--- START ---

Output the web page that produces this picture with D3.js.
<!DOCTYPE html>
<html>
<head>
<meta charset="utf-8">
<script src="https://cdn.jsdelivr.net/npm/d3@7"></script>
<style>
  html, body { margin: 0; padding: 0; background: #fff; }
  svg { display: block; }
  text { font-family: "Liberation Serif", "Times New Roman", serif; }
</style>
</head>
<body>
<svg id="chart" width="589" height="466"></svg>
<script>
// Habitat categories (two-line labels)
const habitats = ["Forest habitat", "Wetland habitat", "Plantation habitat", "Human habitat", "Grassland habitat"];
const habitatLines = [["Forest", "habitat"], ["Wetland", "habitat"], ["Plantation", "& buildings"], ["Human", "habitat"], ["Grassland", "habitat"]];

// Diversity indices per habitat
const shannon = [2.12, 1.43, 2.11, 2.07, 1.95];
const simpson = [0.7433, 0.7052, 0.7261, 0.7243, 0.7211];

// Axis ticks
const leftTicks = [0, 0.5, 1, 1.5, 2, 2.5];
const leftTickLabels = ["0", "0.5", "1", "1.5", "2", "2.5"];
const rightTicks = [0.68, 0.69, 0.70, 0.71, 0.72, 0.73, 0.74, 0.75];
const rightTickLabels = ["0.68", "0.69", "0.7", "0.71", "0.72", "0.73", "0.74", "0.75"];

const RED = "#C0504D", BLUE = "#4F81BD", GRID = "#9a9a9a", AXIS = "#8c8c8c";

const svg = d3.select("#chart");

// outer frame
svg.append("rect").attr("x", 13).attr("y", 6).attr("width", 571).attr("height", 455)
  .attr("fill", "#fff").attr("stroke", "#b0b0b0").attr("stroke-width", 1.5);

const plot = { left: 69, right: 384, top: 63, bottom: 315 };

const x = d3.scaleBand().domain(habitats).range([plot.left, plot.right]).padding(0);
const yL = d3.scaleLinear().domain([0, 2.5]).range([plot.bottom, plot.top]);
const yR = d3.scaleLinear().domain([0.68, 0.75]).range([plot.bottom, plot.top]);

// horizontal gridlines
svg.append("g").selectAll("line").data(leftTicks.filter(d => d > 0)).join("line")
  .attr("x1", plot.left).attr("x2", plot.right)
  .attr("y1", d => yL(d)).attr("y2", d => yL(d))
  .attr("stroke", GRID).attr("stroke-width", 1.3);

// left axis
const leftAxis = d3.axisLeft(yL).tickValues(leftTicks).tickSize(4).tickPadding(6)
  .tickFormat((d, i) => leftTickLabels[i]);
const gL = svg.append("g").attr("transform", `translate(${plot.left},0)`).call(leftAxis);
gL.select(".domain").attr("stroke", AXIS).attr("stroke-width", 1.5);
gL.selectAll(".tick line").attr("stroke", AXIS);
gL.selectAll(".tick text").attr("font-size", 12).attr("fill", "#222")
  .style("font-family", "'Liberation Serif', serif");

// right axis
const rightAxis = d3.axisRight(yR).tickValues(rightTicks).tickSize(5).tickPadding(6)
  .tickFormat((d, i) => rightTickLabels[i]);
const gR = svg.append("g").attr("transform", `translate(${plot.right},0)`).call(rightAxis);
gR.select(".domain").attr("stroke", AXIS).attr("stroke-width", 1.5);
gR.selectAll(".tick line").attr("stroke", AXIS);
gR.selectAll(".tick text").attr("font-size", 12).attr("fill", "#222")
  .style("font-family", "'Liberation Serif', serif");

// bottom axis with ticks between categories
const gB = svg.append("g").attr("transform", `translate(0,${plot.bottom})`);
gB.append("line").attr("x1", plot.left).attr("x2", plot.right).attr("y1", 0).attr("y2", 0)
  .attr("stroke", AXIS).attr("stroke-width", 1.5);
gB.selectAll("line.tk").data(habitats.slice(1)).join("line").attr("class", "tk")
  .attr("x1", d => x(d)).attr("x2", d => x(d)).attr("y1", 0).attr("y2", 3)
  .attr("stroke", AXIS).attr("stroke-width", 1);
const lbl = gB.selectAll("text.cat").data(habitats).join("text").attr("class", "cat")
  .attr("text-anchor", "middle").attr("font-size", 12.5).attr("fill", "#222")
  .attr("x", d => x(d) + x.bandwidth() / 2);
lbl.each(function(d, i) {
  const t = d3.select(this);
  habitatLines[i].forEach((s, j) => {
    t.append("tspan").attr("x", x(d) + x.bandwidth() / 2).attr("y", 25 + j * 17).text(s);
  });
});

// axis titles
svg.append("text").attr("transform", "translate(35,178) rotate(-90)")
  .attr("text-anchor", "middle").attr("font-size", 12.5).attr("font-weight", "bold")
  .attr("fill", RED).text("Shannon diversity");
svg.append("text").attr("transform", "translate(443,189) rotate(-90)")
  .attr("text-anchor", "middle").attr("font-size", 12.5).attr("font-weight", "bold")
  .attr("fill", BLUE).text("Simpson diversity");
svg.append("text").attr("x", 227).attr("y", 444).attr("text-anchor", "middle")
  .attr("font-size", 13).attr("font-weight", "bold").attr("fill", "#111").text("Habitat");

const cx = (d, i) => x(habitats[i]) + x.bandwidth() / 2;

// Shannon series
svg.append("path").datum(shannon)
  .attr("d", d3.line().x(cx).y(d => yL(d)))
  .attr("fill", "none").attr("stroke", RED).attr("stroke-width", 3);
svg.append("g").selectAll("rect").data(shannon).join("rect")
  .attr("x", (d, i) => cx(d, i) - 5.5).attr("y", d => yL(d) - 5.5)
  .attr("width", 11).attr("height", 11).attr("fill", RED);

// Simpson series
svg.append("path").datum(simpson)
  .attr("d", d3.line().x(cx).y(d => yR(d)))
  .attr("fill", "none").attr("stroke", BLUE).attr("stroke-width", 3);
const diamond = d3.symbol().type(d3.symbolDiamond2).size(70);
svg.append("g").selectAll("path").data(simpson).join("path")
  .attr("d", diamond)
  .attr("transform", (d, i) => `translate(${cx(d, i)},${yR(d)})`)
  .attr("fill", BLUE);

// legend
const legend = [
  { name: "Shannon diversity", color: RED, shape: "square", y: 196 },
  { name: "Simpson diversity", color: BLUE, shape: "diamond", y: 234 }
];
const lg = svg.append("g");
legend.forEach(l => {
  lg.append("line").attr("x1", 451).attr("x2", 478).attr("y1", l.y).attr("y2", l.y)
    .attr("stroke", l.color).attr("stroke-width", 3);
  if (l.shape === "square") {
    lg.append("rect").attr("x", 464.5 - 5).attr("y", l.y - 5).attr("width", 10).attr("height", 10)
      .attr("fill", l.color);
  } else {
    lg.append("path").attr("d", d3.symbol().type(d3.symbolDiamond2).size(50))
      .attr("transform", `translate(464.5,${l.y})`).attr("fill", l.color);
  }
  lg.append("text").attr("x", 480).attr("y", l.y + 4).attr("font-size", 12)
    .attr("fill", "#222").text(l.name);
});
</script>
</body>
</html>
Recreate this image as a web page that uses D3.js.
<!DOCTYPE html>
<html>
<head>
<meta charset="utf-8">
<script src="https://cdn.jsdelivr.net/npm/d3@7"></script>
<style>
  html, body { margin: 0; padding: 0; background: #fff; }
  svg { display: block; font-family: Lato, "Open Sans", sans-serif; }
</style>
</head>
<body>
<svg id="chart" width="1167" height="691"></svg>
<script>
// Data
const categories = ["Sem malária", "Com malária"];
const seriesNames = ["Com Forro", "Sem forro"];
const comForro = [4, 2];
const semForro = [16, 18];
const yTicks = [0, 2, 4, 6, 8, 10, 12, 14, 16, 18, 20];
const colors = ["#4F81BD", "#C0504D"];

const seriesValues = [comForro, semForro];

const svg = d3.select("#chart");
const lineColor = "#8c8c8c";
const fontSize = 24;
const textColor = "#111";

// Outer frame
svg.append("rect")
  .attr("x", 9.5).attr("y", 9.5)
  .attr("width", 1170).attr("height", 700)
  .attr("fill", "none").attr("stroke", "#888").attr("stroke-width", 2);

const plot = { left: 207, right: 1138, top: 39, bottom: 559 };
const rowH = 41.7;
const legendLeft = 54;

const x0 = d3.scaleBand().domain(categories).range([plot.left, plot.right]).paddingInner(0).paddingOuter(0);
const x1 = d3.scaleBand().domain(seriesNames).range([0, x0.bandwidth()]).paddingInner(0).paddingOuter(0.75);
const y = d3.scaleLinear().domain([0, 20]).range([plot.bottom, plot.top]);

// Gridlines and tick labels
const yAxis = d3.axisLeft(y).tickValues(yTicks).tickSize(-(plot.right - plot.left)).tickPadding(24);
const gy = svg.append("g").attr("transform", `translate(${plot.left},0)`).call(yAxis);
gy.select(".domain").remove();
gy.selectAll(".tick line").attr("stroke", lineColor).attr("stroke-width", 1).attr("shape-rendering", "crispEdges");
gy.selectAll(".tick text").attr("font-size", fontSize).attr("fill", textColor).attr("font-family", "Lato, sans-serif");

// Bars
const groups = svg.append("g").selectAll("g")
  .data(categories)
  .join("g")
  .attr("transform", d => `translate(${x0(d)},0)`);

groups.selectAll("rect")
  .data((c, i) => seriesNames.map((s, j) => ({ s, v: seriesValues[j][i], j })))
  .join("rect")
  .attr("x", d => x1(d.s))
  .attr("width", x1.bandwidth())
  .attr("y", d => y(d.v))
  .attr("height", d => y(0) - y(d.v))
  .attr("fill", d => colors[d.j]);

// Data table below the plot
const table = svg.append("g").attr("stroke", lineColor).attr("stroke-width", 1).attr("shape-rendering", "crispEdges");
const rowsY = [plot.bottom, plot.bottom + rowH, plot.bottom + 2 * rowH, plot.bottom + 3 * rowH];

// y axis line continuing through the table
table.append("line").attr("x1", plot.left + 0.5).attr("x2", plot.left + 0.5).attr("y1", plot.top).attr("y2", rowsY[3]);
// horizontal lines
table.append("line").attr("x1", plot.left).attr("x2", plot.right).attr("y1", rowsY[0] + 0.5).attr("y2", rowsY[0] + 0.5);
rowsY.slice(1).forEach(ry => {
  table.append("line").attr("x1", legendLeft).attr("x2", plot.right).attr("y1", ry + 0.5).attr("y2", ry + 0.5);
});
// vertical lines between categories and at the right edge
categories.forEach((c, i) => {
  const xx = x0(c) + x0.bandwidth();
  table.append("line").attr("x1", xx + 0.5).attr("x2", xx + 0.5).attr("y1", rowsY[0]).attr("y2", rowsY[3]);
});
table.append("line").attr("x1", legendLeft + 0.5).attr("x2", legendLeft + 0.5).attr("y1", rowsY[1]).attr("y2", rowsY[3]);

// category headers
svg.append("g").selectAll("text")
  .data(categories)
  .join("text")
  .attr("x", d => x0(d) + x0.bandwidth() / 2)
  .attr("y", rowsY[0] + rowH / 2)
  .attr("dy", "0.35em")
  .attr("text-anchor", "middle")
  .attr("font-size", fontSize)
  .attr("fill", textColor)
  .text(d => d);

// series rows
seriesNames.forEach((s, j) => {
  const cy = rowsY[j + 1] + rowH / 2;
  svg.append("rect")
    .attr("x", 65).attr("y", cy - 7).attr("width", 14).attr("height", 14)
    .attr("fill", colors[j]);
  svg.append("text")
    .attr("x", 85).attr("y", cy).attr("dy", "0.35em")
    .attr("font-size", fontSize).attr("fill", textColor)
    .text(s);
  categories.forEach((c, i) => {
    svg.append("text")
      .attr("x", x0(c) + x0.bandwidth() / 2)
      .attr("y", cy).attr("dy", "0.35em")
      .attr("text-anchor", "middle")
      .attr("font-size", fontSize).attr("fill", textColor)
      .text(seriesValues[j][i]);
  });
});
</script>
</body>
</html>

--- END ---

Problem statement: Every line from the first entry to the line containing "63, bottom: 315" should be transcribed exactly, and nothing beyond it.

The solution:
Output the web page that produces this picture with D3.js.
<!DOCTYPE html>
<html>
<head>
<meta charset="utf-8">
<script src="https://cdn.jsdelivr.net/npm/d3@7"></script>
<style>
  html, body { margin: 0; padding: 0; background: #fff; }
  svg { display: block; }
  text { font-family: "Liberation Serif", "Times New Roman", serif; }
</style>
</head>
<body>
<svg id="chart" width="589" height="466"></svg>
<script>
// Habitat categories (two-line labels)
const habitats = ["Forest habitat", "Wetland habitat", "Plantation habitat", "Human habitat", "Grassland habitat"];
const habitatLines = [["Forest", "habitat"], ["Wetland", "habitat"], ["Plantation", "& buildings"], ["Human", "habitat"], ["Grassland", "habitat"]];

// Diversity indices per habitat
const shannon = [2.12, 1.43, 2.11, 2.07, 1.95];
const simpson = [0.7433, 0.7052, 0.7261, 0.7243, 0.7211];

// Axis ticks
const leftTicks = [0, 0.5, 1, 1.5, 2, 2.5];
const leftTickLabels = ["0", "0.5", "1", "1.5", "2", "2.5"];
const rightTicks = [0.68, 0.69, 0.70, 0.71, 0.72, 0.73, 0.74, 0.75];
const rightTickLabels = ["0.68", "0.69", "0.7", "0.71", "0.72", "0.73", "0.74", "0.75"];

const RED = "#C0504D", BLUE = "#4F81BD", GRID = "#9a9a9a", AXIS = "#8c8c8c";

const svg = d3.select("#chart");

// outer frame
svg.append("rect").attr("x", 13).attr("y", 6).attr("width", 571).attr("height", 455)
  .attr("fill", "#fff").attr("stroke", "#b0b0b0").attr("stroke-width", 1.5);

const plot = { left: 69, right: 384, top: 63, bottom: 315 };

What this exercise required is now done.